-- BEGIN Given material --

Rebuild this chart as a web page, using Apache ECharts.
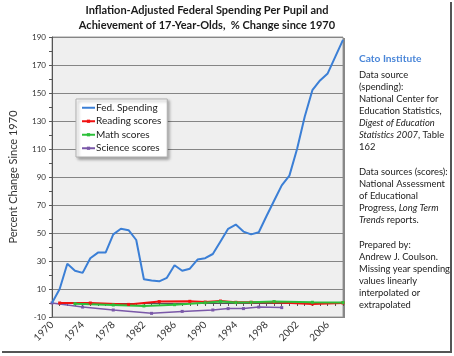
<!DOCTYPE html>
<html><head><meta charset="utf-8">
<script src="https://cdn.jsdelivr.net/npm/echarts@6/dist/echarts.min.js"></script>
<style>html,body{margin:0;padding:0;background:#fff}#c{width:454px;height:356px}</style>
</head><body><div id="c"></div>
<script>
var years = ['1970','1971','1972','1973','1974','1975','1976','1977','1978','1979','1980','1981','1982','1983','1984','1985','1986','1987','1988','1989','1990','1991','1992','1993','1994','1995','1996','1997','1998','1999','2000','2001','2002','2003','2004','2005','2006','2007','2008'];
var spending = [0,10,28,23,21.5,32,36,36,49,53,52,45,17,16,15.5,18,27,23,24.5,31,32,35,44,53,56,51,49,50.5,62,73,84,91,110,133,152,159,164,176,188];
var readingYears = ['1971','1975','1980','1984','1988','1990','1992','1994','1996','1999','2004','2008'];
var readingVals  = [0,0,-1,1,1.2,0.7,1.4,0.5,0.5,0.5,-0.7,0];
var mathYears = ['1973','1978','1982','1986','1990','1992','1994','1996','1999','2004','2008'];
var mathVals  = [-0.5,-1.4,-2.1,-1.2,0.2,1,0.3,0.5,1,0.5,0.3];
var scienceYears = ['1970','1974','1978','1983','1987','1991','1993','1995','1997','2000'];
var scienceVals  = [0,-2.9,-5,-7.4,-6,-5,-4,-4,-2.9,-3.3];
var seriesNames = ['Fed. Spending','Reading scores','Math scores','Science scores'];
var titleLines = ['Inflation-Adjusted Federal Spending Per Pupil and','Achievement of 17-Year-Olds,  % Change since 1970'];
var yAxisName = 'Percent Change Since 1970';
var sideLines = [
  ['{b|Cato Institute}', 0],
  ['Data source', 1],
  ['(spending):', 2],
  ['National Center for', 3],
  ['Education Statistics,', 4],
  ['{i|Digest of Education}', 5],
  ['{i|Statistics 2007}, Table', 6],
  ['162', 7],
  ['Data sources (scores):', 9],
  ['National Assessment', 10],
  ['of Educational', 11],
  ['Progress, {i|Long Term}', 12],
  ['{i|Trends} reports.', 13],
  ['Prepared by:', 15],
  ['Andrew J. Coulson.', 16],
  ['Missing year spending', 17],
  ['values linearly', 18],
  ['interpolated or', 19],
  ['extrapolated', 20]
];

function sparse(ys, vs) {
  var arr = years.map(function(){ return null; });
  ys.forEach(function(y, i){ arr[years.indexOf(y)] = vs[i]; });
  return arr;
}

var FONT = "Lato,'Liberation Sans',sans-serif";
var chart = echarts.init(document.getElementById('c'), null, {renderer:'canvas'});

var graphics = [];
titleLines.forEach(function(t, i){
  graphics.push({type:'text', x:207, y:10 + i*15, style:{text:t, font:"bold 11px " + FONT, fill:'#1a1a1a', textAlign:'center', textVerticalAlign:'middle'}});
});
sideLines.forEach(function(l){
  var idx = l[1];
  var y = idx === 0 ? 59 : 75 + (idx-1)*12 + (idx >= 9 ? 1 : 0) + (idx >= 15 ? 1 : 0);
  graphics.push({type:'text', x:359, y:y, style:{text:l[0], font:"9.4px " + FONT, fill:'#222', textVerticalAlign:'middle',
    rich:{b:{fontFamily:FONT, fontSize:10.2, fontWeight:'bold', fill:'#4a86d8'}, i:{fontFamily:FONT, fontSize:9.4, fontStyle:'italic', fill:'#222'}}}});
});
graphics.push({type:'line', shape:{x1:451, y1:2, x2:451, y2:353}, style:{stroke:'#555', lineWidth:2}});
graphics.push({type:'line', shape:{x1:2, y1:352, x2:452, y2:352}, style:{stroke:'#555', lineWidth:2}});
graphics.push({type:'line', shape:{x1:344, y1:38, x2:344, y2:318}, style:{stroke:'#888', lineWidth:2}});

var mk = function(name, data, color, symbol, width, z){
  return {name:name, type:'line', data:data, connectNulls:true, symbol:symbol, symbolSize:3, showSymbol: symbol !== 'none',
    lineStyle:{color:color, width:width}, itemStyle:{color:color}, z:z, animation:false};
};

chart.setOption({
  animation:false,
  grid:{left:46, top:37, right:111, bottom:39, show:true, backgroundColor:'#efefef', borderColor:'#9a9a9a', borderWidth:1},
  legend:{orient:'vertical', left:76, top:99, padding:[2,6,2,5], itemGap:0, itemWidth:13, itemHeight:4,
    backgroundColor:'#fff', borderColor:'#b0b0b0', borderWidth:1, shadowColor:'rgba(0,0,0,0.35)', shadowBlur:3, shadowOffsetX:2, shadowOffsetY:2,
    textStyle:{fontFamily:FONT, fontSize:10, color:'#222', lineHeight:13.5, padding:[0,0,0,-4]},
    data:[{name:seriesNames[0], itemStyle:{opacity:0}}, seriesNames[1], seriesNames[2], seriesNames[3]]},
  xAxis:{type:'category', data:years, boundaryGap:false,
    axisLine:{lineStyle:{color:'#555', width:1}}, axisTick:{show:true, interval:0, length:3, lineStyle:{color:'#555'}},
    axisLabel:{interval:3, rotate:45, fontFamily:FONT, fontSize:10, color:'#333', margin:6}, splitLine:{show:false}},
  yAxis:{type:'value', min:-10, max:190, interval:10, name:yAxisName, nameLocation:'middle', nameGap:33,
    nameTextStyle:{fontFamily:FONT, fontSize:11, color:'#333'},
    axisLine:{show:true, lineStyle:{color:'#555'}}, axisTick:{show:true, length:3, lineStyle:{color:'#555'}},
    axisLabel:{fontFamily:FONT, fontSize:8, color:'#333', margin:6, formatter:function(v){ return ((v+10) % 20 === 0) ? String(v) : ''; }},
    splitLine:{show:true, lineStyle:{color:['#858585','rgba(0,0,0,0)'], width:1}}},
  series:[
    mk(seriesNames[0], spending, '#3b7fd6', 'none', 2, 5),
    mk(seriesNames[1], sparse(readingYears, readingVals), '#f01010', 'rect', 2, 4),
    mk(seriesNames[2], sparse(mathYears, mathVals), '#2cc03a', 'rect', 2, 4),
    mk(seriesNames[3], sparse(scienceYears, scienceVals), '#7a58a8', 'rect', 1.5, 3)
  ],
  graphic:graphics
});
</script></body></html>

-- END Given material --

Quote the full listing above word for word; exclude every picture from the copy.

Rebuild this chart as a web page, using Apache ECharts.
<!DOCTYPE html>
<html><head><meta charset="utf-8">
<script src="https://cdn.jsdelivr.net/npm/echarts@6/dist/echarts.min.js"></script>
<style>html,body{margin:0;padding:0;background:#fff}#c{width:454px;height:356px}</style>
</head><body><div id="c"></div>
<script>
var years = ['1970','1971','1972','1973','1974','1975','1976','1977','1978','1979','1980','1981','1982','1983','1984','1985','1986','1987','1988','1989','1990','1991','1992','1993','1994','1995','1996','1997','1998','1999','2000','2001','2002','2003','2004','2005','2006','2007','2008'];
var spending = [0,10,28,23,21.5,32,36,36,49,53,52,45,17,16,15.5,18,27,23,24.5,31,32,35,44,53,56,51,49,50.5,62,73,84,91,110,133,152,159,164,176,188];
var readingYears = ['1971','1975','1980','1984','1988','1990','1992','1994','1996','1999','2004','2008'];
var readingVals  = [0,0,-1,1,1.2,0.7,1.4,0.5,0.5,0.5,-0.7,0];
var mathYears = ['1973','1978','1982','1986','1990','1992','1994','1996','1999','2004','2008'];
var mathVals  = [-0.5,-1.4,-2.1,-1.2,0.2,1,0.3,0.5,1,0.5,0.3];
var scienceYears = ['1970','1974','1978','1983','1987','1991','1993','1995','1997','2000'];
var scienceVals  = [0,-2.9,-5,-7.4,-6,-5,-4,-4,-2.9,-3.3];
var seriesNames = ['Fed. Spending','Reading scores','Math scores','Science scores'];
var titleLines = ['Inflation-Adjusted Federal Spending Per Pupil and','Achievement of 17-Year-Olds,  % Change since 1970'];
var yAxisName = 'Percent Change Since 1970';
var sideLines = [
  ['{b|Cato Institute}', 0],
  ['Data source', 1],
  ['(spending):', 2],
  ['National Center for', 3],
  ['Education Statistics,', 4],
  ['{i|Digest of Education}', 5],
  ['{i|Statistics 2007}, Table', 6],
  ['162', 7],
  ['Data sources (scores):', 9],
  ['National Assessment', 10],
  ['of Educational', 11],
  ['Progress, {i|Long Term}', 12],
  ['{i|Trends} reports.', 13],
  ['Prepared by:', 15],
  ['Andrew J. Coulson.', 16],
  ['Missing year spending', 17],
  ['values linearly', 18],
  ['interpolated or', 19],
  ['extrapolated', 20]
];

function sparse(ys, vs) {
  var arr = years.map(function(){ return null; });
  ys.forEach(function(y, i){ arr[years.indexOf(y)] = vs[i]; });
  return arr;
}

var FONT = "Lato,'Liberation Sans',sans-serif";
var chart = echarts.init(document.getElementById('c'), null, {renderer:'canvas'});

var graphics = [];
titleLines.forEach(function(t, i){
  graphics.push({type:'text', x:207, y:10 + i*15, style:{text:t, font:"bold 11px " + FONT, fill:'#1a1a1a', textAlign:'center', textVerticalAlign:'middle'}});
});
sideLines.forEach(function(l){
  var idx = l[1];
  var y = idx === 0 ? 59 : 75 + (idx-1)*12 + (idx >= 9 ? 1 : 0) + (idx >= 15 ? 1 : 0);
  graphics.push({type:'text', x:359, y:y, style:{text:l[0], font:"9.4px " + FONT, fill:'#222', textVerticalAlign:'middle',
    rich:{b:{fontFamily:FONT, fontSize:10.2, fontWeight:'bold', fill:'#4a86d8'}, i:{fontFamily:FONT, fontSize:9.4, fontStyle:'italic', fill:'#222'}}}});
});
graphics.push({type:'line', shape:{x1:451, y1:2, x2:451, y2:353}, style:{stroke:'#555', lineWidth:2}});
graphics.push({type:'line', shape:{x1:2, y1:352, x2:452, y2:352}, style:{stroke:'#555', lineWidth:2}});
graphics.push({type:'line', shape:{x1:344, y1:38, x2:344, y2:318}, style:{stroke:'#888', lineWidth:2}});

var mk = function(name, data, color, symbol, width, z){
  return {name:name, type:'line', data:data, connectNulls:true, symbol:symbol, symbolSize:3, showSymbol: symbol !== 'none',
    lineStyle:{color:color, width:width}, itemStyle:{color:color}, z:z, animation:false};
};

chart.setOption({
  animation:false,
  grid:{left:46, top:37, right:111, bottom:39, show:true, backgroundColor:'#efefef', borderColor:'#9a9a9a', borderWidth:1},
  legend:{orient:'vertical', left:76, top:99, padding:[2,6,2,5], itemGap:0, itemWidth:13, itemHeight:4,
    backgroundColor:'#fff', borderColor:'#b0b0b0', borderWidth:1, shadowColor:'rgba(0,0,0,0.35)', shadowBlur:3, shadowOffsetX:2, shadowOffsetY:2,
    textStyle:{fontFamily:FONT, fontSize:10, color:'#222', lineHeight:13.5, padding:[0,0,0,-4]},
    data:[{name:seriesNames[0], itemStyle:{opacity:0}}, seriesNames[1], seriesNames[2], seriesNames[3]]},
  xAxis:{type:'category', data:years, boundaryGap:false,
    axisLine:{lineStyle:{color:'#555', width:1}}, axisTick:{show:true, interval:0, length:3, lineStyle:{color:'#555'}},
    axisLabel:{interval:3, rotate:45, fontFamily:FONT, fontSize:10, color:'#333', margin:6}, splitLine:{show:false}},
  yAxis:{type:'value', min:-10, max:190, interval:10, name:yAxisName, nameLocation:'middle', nameGap:33,
    nameTextStyle:{fontFamily:FONT, fontSize:11, color:'#333'},
    axisLine:{show:true, lineStyle:{color:'#555'}}, axisTick:{show:true, length:3, lineStyle:{color:'#555'}},
    axisLabel:{fontFamily:FONT, fontSize:8, color:'#333', margin:6, formatter:function(v){ return ((v+10) % 20 === 0) ? String(v) : ''; }},
    splitLine:{show:true, lineStyle:{color:['#858585','rgba(0,0,0,0)'], width:1}}},
  series:[
    mk(seriesNames[0], spending, '#3b7fd6', 'none', 2, 5),
    mk(seriesNames[1], sparse(readingYears, readingVals), '#f01010', 'rect', 2, 4),
    mk(seriesNames[2], sparse(mathYears, mathVals), '#2cc03a', 'rect', 2, 4),
    mk(seriesNames[3], sparse(scienceYears, scienceVals), '#7a58a8', 'rect', 1.5, 3)
  ],
  graphic:graphics
});
</script></body></html>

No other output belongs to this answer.